The Legislature recently pushed through a provision in the state budget that clearly targeted undocumented immigrants, requiring the RMV to ask for “proof of legal residence” before applicants could register their vehicles. In seeking to amend that language, Governor Patrick noted that “it serves the public’s safety interests to know, through registration, the name and whereabouts of the owner of every vehicle on the Commonwealth’s roads.” But the Legislature sided with state lawmakers from Arizona to Alabama who want to dedicate state resources to the federal issue of immigration checks — by the Department of Transportation’s estimate, the provision will cost over a million dollars to implement.
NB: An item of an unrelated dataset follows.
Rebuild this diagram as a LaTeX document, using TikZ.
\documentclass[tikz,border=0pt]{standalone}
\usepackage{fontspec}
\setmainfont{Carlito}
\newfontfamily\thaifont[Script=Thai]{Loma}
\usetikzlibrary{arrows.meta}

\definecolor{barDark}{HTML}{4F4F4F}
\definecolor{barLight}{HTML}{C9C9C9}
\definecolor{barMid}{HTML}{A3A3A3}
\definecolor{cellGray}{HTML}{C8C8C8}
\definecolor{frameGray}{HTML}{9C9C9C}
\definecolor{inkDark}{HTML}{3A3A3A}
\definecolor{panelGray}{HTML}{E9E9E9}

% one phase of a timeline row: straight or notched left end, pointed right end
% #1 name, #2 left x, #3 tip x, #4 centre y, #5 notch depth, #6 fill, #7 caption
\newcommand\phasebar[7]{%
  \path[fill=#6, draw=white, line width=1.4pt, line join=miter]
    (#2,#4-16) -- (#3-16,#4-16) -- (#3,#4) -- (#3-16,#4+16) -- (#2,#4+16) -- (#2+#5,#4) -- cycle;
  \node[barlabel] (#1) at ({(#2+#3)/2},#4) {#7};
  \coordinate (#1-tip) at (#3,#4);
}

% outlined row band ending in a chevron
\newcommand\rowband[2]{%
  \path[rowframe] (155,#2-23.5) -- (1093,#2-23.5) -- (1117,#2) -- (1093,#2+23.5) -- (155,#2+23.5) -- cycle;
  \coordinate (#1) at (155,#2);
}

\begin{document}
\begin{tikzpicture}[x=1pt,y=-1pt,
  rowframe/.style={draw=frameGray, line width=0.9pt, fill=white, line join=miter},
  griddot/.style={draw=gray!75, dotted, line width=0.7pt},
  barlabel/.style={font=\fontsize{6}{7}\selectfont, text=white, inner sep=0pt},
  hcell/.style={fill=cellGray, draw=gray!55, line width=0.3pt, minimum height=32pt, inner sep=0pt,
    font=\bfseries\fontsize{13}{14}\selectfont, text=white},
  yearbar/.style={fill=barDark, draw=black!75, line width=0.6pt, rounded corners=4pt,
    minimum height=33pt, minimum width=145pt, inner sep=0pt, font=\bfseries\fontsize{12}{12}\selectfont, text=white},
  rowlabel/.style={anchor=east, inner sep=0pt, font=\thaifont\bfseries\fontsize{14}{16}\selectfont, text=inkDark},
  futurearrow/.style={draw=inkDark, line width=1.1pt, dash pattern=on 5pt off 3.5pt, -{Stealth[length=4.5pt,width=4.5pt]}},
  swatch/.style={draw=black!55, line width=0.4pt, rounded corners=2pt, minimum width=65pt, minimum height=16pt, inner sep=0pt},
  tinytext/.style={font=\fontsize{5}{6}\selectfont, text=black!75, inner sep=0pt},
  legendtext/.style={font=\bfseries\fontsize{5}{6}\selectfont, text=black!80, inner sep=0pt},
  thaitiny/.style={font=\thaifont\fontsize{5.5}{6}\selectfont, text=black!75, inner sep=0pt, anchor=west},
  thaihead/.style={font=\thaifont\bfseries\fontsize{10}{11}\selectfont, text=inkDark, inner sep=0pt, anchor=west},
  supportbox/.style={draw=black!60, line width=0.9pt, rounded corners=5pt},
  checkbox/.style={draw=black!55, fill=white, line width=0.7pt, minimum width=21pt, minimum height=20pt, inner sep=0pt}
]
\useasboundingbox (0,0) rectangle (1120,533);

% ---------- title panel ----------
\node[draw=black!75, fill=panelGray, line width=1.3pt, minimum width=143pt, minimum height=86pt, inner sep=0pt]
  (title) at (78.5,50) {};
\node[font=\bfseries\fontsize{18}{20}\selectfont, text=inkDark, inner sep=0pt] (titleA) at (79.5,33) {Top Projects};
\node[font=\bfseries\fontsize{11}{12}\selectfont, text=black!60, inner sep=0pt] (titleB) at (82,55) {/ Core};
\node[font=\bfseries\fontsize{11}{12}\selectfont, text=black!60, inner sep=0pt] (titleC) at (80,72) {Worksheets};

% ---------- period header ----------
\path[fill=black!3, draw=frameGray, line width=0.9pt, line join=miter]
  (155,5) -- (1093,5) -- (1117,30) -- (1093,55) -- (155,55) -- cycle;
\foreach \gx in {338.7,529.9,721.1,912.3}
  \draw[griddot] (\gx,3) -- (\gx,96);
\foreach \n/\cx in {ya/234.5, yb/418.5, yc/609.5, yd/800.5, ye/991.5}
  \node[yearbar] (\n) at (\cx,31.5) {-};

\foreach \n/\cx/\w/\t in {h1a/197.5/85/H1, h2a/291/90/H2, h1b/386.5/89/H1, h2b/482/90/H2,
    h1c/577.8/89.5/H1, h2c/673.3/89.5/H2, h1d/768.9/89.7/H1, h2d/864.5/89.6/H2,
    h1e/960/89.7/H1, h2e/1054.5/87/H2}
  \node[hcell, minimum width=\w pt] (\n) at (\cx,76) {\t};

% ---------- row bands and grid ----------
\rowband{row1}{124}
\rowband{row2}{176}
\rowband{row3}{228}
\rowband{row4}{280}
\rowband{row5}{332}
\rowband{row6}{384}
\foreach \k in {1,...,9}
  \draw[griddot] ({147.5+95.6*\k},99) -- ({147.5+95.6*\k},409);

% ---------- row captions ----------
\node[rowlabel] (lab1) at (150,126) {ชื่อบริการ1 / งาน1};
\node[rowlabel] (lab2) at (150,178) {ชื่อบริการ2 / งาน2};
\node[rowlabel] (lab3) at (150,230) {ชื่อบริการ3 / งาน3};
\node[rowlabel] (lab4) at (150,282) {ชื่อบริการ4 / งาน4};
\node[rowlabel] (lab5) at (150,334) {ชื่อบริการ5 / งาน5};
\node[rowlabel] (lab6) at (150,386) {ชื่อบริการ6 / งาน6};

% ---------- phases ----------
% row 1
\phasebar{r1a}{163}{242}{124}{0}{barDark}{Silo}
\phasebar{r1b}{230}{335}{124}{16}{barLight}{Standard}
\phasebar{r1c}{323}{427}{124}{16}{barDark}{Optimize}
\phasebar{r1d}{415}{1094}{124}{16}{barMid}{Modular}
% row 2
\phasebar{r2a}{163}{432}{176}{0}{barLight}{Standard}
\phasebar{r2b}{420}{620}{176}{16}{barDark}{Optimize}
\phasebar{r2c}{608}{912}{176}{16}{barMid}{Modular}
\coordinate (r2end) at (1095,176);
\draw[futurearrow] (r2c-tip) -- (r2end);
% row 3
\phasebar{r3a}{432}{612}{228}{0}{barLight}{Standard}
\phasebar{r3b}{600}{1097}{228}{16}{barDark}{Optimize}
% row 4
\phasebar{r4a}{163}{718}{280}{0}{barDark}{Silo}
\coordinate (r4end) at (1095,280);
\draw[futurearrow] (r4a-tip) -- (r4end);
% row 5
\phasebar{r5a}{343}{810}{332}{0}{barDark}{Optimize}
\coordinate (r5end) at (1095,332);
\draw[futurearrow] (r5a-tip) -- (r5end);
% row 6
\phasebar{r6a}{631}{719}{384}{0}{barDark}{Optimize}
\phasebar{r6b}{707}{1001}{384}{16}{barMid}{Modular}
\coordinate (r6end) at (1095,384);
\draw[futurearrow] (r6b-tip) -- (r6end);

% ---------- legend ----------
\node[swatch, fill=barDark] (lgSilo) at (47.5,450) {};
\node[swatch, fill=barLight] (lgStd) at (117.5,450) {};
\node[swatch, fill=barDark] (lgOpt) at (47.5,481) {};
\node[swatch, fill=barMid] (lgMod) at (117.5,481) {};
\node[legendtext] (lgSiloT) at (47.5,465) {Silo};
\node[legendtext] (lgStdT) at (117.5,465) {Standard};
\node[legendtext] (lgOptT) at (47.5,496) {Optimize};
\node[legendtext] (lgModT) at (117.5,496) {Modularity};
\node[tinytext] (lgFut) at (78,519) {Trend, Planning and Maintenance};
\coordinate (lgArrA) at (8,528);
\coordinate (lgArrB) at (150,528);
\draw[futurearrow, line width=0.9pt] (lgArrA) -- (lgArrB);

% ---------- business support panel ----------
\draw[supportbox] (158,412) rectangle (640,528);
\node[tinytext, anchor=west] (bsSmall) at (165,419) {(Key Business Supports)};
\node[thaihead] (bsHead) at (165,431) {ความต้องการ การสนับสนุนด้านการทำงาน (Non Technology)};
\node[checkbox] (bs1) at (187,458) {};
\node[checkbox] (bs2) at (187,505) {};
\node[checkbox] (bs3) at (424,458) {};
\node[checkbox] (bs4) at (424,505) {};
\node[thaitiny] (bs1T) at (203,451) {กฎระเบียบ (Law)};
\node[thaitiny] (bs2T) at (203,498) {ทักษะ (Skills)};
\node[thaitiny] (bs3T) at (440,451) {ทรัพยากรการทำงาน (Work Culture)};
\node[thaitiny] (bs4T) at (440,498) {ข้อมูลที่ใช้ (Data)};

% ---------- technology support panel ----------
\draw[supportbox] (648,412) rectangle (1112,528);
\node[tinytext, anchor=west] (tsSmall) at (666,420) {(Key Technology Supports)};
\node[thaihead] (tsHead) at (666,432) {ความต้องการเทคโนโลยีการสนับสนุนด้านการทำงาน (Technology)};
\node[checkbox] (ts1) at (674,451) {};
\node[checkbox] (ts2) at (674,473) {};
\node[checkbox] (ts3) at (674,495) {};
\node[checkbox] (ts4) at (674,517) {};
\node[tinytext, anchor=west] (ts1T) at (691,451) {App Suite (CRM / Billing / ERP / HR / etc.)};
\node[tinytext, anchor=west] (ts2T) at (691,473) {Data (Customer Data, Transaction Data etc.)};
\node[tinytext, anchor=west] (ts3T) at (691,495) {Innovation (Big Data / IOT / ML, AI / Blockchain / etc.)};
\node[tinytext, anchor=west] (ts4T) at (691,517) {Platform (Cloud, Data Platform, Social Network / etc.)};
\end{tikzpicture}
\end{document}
A million dollars is small price to pay if it makes Massachusetts a safer place to drive, right?
But it won’t. If anything, stricter penalties on unlicensed driving only further push a sizable minority of our residents into a hopeless underclass. Undocumented immigrants won’t “self-deport” because of this provision. They’ll just shrink deeper into the shadows, and we’ll spend more state resources targeting them instead of focusing on real criminals. If we really wanted to make Massachusetts a safer place to drive we should (1) allow undocumented immigrants the ability to apply for driver’s licenses, just like every other state resident at least 16 years of age, and (2) crack down on drunk driving.
If we allow all residents 16 and over to apply for licenses, we can ensure that everyone on the road is properly tested and accounted for. As Los Angeles Police Department Chief Charlie Beck told the LA Times, “Why wouldn’t you want to put people through a rigorous testing process? Why wouldn’t you want to better identify people who are going to be here?” Several states have done this, including New Mexico, Utah, and Washington.
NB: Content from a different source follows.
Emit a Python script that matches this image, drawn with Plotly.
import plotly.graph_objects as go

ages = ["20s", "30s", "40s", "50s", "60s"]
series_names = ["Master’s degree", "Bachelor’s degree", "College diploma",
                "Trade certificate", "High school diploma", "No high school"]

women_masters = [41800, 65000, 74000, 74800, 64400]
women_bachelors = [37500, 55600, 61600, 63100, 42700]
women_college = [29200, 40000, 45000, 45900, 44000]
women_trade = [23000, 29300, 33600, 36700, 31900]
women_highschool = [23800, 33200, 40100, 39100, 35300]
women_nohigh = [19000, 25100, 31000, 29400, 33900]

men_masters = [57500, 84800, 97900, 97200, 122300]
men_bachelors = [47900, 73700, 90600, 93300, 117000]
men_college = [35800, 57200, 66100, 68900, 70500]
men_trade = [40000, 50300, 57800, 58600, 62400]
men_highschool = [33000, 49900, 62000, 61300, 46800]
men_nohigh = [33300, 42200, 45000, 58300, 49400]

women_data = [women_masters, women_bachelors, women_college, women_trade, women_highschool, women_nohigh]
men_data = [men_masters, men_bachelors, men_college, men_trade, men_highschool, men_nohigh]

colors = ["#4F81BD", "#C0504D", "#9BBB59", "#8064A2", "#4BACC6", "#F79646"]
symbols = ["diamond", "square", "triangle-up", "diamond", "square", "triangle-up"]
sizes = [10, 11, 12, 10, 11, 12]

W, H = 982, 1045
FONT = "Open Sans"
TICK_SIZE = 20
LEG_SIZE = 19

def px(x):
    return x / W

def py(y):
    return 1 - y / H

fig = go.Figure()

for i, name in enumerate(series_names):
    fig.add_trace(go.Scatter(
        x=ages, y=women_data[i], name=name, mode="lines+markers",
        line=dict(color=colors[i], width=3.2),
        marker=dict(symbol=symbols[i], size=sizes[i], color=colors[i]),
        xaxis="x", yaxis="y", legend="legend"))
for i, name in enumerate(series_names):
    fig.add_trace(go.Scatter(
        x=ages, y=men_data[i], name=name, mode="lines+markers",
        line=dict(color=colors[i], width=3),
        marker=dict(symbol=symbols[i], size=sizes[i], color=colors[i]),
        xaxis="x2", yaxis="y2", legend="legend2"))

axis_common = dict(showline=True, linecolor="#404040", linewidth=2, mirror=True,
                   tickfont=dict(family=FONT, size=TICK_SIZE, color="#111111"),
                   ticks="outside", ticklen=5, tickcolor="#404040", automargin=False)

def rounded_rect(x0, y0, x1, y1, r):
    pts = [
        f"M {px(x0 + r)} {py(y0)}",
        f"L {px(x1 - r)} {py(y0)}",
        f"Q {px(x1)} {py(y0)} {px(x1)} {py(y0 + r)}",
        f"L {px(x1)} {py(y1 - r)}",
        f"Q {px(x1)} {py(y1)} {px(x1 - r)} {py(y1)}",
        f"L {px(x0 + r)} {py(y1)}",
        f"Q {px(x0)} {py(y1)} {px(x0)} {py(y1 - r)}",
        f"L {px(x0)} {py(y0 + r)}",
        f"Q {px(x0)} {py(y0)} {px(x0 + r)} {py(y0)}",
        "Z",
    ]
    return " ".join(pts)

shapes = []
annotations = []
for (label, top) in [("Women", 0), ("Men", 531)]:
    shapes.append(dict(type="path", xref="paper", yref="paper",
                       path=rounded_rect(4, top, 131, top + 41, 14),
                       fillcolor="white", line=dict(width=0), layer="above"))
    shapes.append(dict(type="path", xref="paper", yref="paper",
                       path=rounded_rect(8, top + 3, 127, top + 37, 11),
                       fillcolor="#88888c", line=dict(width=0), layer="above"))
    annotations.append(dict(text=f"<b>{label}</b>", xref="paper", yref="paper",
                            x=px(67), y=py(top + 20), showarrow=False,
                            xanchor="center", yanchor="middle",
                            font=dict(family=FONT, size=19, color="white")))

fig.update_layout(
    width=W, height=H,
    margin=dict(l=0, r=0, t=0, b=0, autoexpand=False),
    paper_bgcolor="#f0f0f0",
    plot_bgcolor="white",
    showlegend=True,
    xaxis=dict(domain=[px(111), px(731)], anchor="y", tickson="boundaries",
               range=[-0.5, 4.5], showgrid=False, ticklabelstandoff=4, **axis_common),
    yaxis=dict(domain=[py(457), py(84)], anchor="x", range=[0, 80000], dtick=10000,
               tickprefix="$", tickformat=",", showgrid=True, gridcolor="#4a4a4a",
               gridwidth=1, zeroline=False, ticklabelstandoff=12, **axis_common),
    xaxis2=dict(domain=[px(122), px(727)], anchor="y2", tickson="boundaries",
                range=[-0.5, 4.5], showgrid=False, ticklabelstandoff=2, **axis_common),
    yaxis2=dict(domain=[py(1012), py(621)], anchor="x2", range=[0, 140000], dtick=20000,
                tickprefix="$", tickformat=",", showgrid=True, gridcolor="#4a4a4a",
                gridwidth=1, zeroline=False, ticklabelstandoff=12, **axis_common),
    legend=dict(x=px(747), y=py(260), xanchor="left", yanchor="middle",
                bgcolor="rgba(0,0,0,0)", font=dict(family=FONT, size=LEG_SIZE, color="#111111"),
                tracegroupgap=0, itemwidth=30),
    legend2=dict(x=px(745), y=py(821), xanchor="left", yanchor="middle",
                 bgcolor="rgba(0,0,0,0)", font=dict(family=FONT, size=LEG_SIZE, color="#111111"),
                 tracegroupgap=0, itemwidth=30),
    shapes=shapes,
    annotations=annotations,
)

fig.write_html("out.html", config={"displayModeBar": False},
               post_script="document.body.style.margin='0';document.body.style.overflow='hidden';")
The second item gets to the crux of this issue. These driving penalties are a direct response to the high profile case of Matthew Denice, who was killed by a drunk driver in Milford. This driver, Nicolas Guaman, happened to be undocumented. So instead of focusing on the serious issue of drunk driving, attention immediately turned to “illegal immigrants.” Enforcement proponents say, “If Nicolas Guaman had been deported, this never would have happened!” But what about Antonio Diaz Chacon, an undocumented immigrant who rescued a 6-year-old girl from being kidnapped in New Mexico that very same month? If he had been deported, then what?
It’s only natural to ask “what if” after a tragedy, but it’s a question that offers neither solution nor consolation. The fact is, undocumented immigrants are here, in numbers large enough nationally to populate the entire state of Ohio, and they are deeply integrated into our national fabric already. The latest Pew study estimates that 60 percent have been here for over 10 years, and 85 percent for at least five years (they also collectively paid over $11 billion in taxes). Laws targeting them make no distinction between the good and the bad, and they tear apart families, decimate communities and weaken economies in the process. On the other hand, there is no such thing as a good drunk driver, and that’s where the law should act.
Think about it. It was not the driver’s immigration status that made him unable to drive safely — it was the alcohol. The Globe reported in 2011 that drunk driving cases are woefully under-prosecuted: “The judges’ acquittal rate now exceeds 80 percent across Massachusetts … meaning at least four out of five alleged drunk drivers who place their fate in the hands of a judge are walking out of court free of the burden — and penalties — of a guilty verdict.”
These numbers are staggering. The real criminals here are left untouched while immigrants that are only trying to work and raise families are being punished. It shouldn’t be so hard to refocus our efforts to target those actions that actually endanger our safety. If the governor vetoes this measure, the Legislature should side with him, and with common sense.